My radio sits unused on Saturday nights these days. You must have some
really sick people who want to listen to your topics -- if there are such people.



----- Original Message -----
From: john wells 
To: xxxxxxx
Sent: Saturday, March 23, 2013 10:54 PM
Subject: Re: Doomsday again

Enjoy your comic book. It has pictures!
Seriously, if you don't want to know the things that mainstream media won't tell you,
then my slot on the program is probably not for you.

JOHN B WELLS
www.caravantomidnight.com


If I received the e mail you sent; you'd have been fortunate to get such a polite reply as he sent you. What was your motivation to be so rude and then you berate his reply? Are you really surprised?

McPhallus

Scully is likely on the list of cranks and nutcases who regularly complain in such a silly manner, and are therefore most likely ignored.
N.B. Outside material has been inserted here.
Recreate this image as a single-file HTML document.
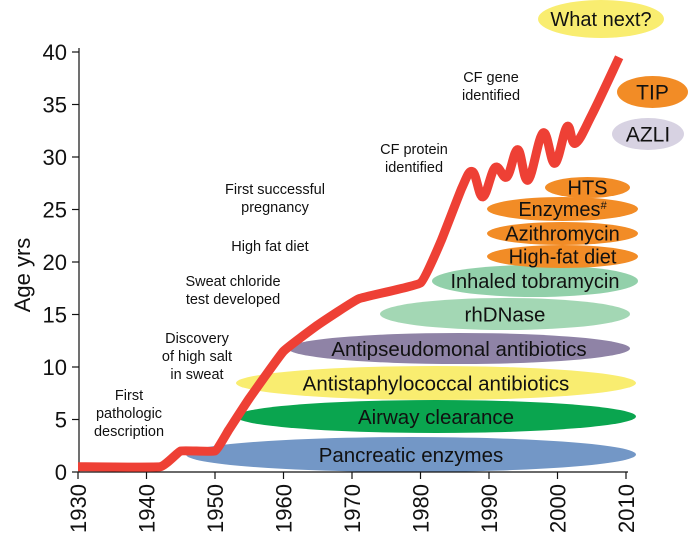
<!DOCTYPE html>
<html><head><meta charset="utf-8"><style>
body{margin:0;background:#fff}
svg{display:block;font-family:"Liberation Sans",sans-serif}
</style></head><body>
<svg id="c" width="690" height="544" viewBox="0 0 690 544"></svg>
<script>
const years=[1930,1942,1945,1950,1952,1955,1960,1965,1971,1980,1983,1986,1987.6,1989.1,1990.9,1992.6,1994.2,1995.7,1997.9,1999.6,2001.4,2002.6,2005,2009];
const ages=[0.5,0.5,2,2,4,7,11.5,14,16.5,18,22,27,28.6,26.2,29,28.1,30.7,27.8,32.3,29.4,32.9,31.3,34,39.5];
const xTicks=[1930,1940,1950,1960,1970,1980,1990,2000,2010];
const yTicks=[0,5,10,15,20,25,30,35,40];
const X=y=>78+(y-1930)*548/80;
const Y=a=>472-a*10.5;
const NS="http://www.w3.org/2000/svg";
const svg=document.getElementById('c');
function mk(t,a,p){const e=document.createElementNS(NS,t);for(const k in a)e.setAttribute(k,a[k]);(p||svg).appendChild(e);return e;}
const pills=[
["pancreatic-enzymes","Pancreatic enzymes",186,636,437,472,"#7397c6",20.5],
["airway-clearance","Airway clearance",236,636,400,433,"#0aa54f",20.5],
["antistaphylococcal-antibiotics","Antistaphylococcal antibiotics",236,636,366,400,"#f9ed70",20.5],
["antipseudomonal-antibiotics","Antipseudomonal antibiotics",288,630,333,364,"#8f83a6",20.5],
["rhdnase","rhDNase",380,630,298,330,"#a3d7b4",20.5],
["inhaled-tobramycin","Inhaled tobramycin",432,638,265,297,"#92d0aa",20],
["high-fat-diet","High-fat diet",487,638,245,268,"#f28c26",20],
["azithromycin","Azithromycin",487,638,222,245,"#f28c26",20],
["enzymes","Enzymes",487,638,197,221,"#f28c26",20],
["hts","HTS",545,630,177,198,"#f28c26",20],
["azli","AZLI",612,684,118,150,"#d7d2e2",21],
["tip","TIP",617,688,76,108,"#f28c26",21],
["what-next","What next?",538,664,0,38,"#f9ed70",20]];
for(const p of pills){
 const g=mk('g',{});
 
 mk('ellipse',{cx:(p[2]+p[3])/2,cy:(p[4]+p[5])/2,rx:(p[3]-p[2])/2,ry:(p[5]-p[4])/2,fill:p[6]},g);
 const t=mk('text',{x:(p[2]+p[3])/2,y:(p[4]+p[5])/2+p[7]*0.36,'font-size':p[7],'text-anchor':'middle',fill:'#111'},g);
 t.textContent=p[1];
 if(p[0]==='enzymes'){const s=mk('tspan',{'font-size':11,dy:-7},t);s.textContent='#';}
}
const ax=mk('g',{});
mk('line',{x1:79,y1:48,x2:79,y2:472,stroke:'#111','stroke-width':1.2},ax);
mk('line',{x1:79,y1:472,x2:628,y2:472,stroke:'#111','stroke-width':1.2},ax);
for(const v of yTicks){
 mk('line',{x1:72,y1:Y(v),x2:79,y2:Y(v),stroke:'#111','stroke-width':1.2},ax);
 const t=mk('text',{x:67,y:Y(v)+8,'font-size':22,'text-anchor':'end',fill:'#111'},ax);
 
 t.textContent=v;
}
for(const v of xTicks){
 mk('line',{x1:X(v),y1:472,x2:X(v),y2:479,stroke:'#111','stroke-width':1.2},ax);
 const t=mk('text',{x:0,y:0,'font-size':22,'text-anchor':'end',fill:'#111',transform:`translate(${X(v)+8},484) rotate(-90)`},ax);
 
 t.textContent=v;
}
const yt=mk('text',{x:0,y:0,'font-size':22,'text-anchor':'middle',fill:'#111',transform:'translate(30,275) rotate(-90)'});

yt.textContent='Age yrs';
const notes=[
["first-pathologic-description",["First","pathologic","description"],129,400],
["discovery-high-salt",["Discovery","of high salt","in sweat"],197,343],
["sweat-chloride-test",["Sweat chloride","test developed"],233,286],
["high-fat-diet-note",["High fat diet"],270,251],
["first-pregnancy",["First successful","pregnancy"],275,194],
["cf-protein",["CF protein","identified"],414,154],
["cf-gene",["CF gene","identified"],491,82]];
for(const n of notes){
 const t=mk('text',{x:n[2],y:n[3],'font-size':14.5,'text-anchor':'middle',fill:'#111'});
 
 n[1].forEach((l,i)=>{const s=mk('tspan',{x:n[2],dy:i?18:0},t);s.textContent=l;});
}
const pts=years.map((y,i)=>[X(y),Y(ages[i])]);
let d='M'+pts[0].join(',');
for(let i=1;i<pts.length;i++){
 const p0=pts[Math.max(0,i-2)],p1=pts[i-1],p2=pts[i],p3=pts[Math.min(pts.length-1,i+1)];
 const k=i>=12?0.18:0.05;
 const c1=[p1[0]+(p2[0]-p0[0])*k,p1[1]+(p2[1]-p0[1])*k];
 const c2=[p2[0]-(p3[0]-p1[0])*k,p2[1]-(p3[1]-p1[1])*k];
 d+=` C${c1.join(',')} ${c2.join(',')} ${p2.join(',')}`;
}
const line=mk('path',{d:d,fill:'none',stroke:'#ee4035','stroke-width':9,'stroke-linejoin':'round'});


</script>
</body></html>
Quote from: Yorkshire pud on April 09, 2013, 08:51:01 AM

If I received the e mail you sent; you'd have been fortunate to get such a polite reply as he sent you. What was your motivation to be so rude and then you berate his reply? Are you really surprised?

Eddie Coyle

 
            I'm disappointed Wells didn't call it the lamestream media. That's a clever neologism that cuts like a knife.

NowhereInTime

Quote from: Paper*Boy on April 09, 2013, 05:18:21 AM

I wonder if Ian took his collection of comic books and true crime paperbacks with him to the Walter Cronkite School of Journalism
PB you're a talented, funny person and your Eye Pad bits are priceless.  I don't agree with your politics or your opinion of Ian but your wit and humor are obvious to anyone who reads your posts. Why don't you do a Political Cartoon book or Paranormal satire book that puts your humor together in a readily consumable form? (Hah! Just thinking of "Jorch's Eye Pad Vol 1" makes me laugh out loud!) I think it would be something if you had a book higher on the NY Times Best Seller list than Ian. At least maybe you make a couple of bucks instead of all the free milk you give us!

RedMichael

Truth be told, he probably doesn't reply to nice e-mails.

Yorkshire pud

Quote from: RedMichael on April 09, 2013, 10:25:35 AM
Truth be told, he probably doesn't reply to nice e-mails.


I can only relate my own experiences: I've almost never had less than a polite, friendly and frequently more helpful and productive than anticipated reply from a letter, phone call or e mail when my initial contact has been polite and friendly...Sometimes the person I'm approaching might not be who I should be approaching, but because I was polite, they've put me in touch with the right person.  I know politeness, civility and good manners are so last century, but it does work with most I find. :)

WOTR

Quote from: Yorkshire pud on April 09, 2013, 10:47:25 AM

I can only relate my own experiences: I've almost never had less than a polite, friendly and frequently more helpful and productive than anticipated reply from a letter, phone call or e mail when my initial contact has been polite and friendly...
In most cases I agree.  I spend the day in a position where I am constantly writing nice emails and making polite calls (usually.)  However, when asking Noory to kindly refrain from giving so called doctors a platform to dispense dangerous advice fails and requesting that Wells kindly walk over to the nearest bridge and heave himself over the handrail fails you sometimes have to be a little less polite.

No, I do not consider his response unreasonable (he even started the second sentance with the word "seriously" which leads me to believe that he might have a sense of humour.)  Good for him- but he still sucks just a little more than Noory- even if he is semi-human.